Education ministry gives go-ahead to two-thirds of Christian faith schools

The Department for Education this year approved only one in five applications to open Islamic and Hindu faith schools as part of the government's flagship free schools programme, while accepting applications from two out of three mainstream Christian faith schools, based on analysis of data released under a freedom of information request.

The data also showed that the DfE accepted only 102 entrants from 263 applications to open free schools from September 2014, in the fourth wave of free school openings since the policy was launched by the education secretary, Michael Gove.

A comparison of the failed and successful applications showed that efforts to start 18 Islamic faith schools were rejected by the DfE, while six were accepted. Seven applications to open Hindu faith schools were turned down and none succeeded.

In comparison, 16 Christian, Church of England and Catholic faith schools were approved, while nine were rejected.

A DfE spokesman said: "It is quite rightly difficult to set up a free school and it has always been the case that only the strongest applications get the go-ahead."

Of the 2014 applicants, roughly a quarter were to establish faith schools.

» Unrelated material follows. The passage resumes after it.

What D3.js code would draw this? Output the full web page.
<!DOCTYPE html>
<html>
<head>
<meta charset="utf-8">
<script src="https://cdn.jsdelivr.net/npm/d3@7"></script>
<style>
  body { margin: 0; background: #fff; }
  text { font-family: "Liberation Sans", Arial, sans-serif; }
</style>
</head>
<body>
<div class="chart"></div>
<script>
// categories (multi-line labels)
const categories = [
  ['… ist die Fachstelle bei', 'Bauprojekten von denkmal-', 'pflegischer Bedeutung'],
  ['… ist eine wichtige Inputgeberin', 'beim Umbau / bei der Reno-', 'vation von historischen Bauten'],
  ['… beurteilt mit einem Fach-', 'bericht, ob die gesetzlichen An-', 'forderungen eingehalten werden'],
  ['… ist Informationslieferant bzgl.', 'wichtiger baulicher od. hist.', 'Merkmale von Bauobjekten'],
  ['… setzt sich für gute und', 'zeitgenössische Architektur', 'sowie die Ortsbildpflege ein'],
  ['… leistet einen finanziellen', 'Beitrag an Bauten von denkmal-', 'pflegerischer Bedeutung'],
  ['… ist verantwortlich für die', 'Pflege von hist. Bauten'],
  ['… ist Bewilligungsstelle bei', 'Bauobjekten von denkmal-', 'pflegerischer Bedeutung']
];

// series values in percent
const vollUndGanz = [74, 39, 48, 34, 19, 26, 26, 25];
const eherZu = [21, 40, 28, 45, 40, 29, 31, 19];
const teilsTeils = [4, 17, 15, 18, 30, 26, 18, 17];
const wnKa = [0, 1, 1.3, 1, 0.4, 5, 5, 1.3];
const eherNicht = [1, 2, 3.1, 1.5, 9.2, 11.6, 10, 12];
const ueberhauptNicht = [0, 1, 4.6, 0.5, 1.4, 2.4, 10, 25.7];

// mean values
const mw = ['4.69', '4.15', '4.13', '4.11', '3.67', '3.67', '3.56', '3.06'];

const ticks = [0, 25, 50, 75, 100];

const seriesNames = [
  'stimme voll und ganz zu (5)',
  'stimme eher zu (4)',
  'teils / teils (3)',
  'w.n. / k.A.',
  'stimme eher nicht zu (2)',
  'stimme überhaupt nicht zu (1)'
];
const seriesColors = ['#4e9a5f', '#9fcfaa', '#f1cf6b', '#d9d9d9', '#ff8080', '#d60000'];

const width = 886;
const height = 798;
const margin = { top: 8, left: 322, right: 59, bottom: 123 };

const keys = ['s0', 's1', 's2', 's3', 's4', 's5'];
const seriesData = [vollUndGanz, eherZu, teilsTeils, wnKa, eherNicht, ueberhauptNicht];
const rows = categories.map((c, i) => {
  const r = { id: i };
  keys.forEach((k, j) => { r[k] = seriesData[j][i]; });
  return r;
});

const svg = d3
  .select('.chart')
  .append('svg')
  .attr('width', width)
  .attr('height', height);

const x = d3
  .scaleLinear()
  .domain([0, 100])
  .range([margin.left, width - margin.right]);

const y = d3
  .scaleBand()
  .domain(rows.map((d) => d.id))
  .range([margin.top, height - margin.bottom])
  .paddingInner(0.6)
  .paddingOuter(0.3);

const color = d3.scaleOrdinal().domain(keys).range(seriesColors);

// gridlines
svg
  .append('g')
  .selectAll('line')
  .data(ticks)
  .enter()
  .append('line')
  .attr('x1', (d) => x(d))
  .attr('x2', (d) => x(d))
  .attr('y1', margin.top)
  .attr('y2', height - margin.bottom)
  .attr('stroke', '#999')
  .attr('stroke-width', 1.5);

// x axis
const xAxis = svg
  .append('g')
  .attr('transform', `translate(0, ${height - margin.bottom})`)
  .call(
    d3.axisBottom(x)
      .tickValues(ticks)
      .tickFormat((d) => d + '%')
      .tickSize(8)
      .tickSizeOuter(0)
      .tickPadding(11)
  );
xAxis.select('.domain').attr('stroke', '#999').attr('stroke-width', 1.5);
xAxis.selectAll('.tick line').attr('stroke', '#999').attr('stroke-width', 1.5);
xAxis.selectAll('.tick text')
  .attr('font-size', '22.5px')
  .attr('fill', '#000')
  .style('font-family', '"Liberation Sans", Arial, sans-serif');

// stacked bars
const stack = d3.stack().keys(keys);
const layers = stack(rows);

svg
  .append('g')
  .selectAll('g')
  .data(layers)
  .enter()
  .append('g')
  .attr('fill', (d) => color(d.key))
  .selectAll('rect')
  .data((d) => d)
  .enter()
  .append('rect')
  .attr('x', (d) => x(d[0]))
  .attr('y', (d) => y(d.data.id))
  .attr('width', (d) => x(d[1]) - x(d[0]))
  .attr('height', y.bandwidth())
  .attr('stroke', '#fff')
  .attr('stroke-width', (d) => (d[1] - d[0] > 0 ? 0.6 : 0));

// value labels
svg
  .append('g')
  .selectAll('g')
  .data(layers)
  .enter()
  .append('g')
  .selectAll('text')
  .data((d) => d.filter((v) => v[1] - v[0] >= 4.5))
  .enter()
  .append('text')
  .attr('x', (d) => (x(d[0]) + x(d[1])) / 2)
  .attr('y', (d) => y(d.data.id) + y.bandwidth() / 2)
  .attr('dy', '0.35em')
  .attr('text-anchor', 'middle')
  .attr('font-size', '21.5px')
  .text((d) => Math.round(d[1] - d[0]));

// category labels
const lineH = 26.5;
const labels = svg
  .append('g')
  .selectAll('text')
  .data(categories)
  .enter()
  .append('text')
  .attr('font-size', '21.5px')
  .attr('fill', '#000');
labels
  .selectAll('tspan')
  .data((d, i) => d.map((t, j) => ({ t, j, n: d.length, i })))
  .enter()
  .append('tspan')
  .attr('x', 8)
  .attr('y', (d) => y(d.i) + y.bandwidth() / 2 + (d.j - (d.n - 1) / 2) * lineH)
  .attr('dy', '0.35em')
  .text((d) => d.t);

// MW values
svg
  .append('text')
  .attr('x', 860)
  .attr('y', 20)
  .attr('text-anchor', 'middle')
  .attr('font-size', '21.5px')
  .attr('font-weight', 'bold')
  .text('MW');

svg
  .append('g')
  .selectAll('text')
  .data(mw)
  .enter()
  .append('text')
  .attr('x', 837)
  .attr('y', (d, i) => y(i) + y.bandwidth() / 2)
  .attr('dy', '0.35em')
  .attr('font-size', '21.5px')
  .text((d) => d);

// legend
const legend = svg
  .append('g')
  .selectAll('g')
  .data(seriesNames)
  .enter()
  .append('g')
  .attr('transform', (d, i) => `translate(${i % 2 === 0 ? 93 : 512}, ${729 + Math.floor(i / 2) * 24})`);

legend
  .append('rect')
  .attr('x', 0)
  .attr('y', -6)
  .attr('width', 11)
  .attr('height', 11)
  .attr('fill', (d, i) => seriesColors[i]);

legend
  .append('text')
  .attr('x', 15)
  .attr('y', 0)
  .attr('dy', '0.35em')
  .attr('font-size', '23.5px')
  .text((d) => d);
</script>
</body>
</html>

A third of maintained state schools have a faith designation, the majority of which are Church of England schools.

The details of the free schools programme – including the DfE's internal assessments as well as spreadsheets showing the opening costs of the schools – were published after a long battle by the DfE to keep the information secret.

In a combative letter to Christopher Graham, the information commissioner, Gove sought to explain why the DfE fought disclosure, saying: "We wanted to protect public-spirited volunteers from intimidation".

"In some cases these have become highly personal, vilifying individuals involved in opening a free school. We have been told of instances where teachers have lost their jobs simply by virtue of their association with a free school application. One proposer has even told us that they have been the subject of a death threat," Gove wrote.

The release included spending on the start-up costs of the schools. It included £430,000 spent by the DfE on seven free schools projects that later had the plug pulled, in most cases by the DfE itself.

"David Cameron and Michael Gove have wasted hundreds of thousands of pounds on free schools that haven't even opened. And millions of pounds have been spent on free schools which are being set up in areas where there isn't a need for new places or demand from parents," said Stephen Twigg, the Labour shadow education secretary.

The DfE responded: "We make no apologies for spending money on encouraging new people to come forward, offering new ideas and new ways to run schools. This process has a cost but the cost of educational failure is vastly higher."

The approval rate of just two in five suggests the DfE could struggle to reach a target of opening 180 new free schools in 2015-16, as outlined by George Osborne in the comprehensive spending review this month.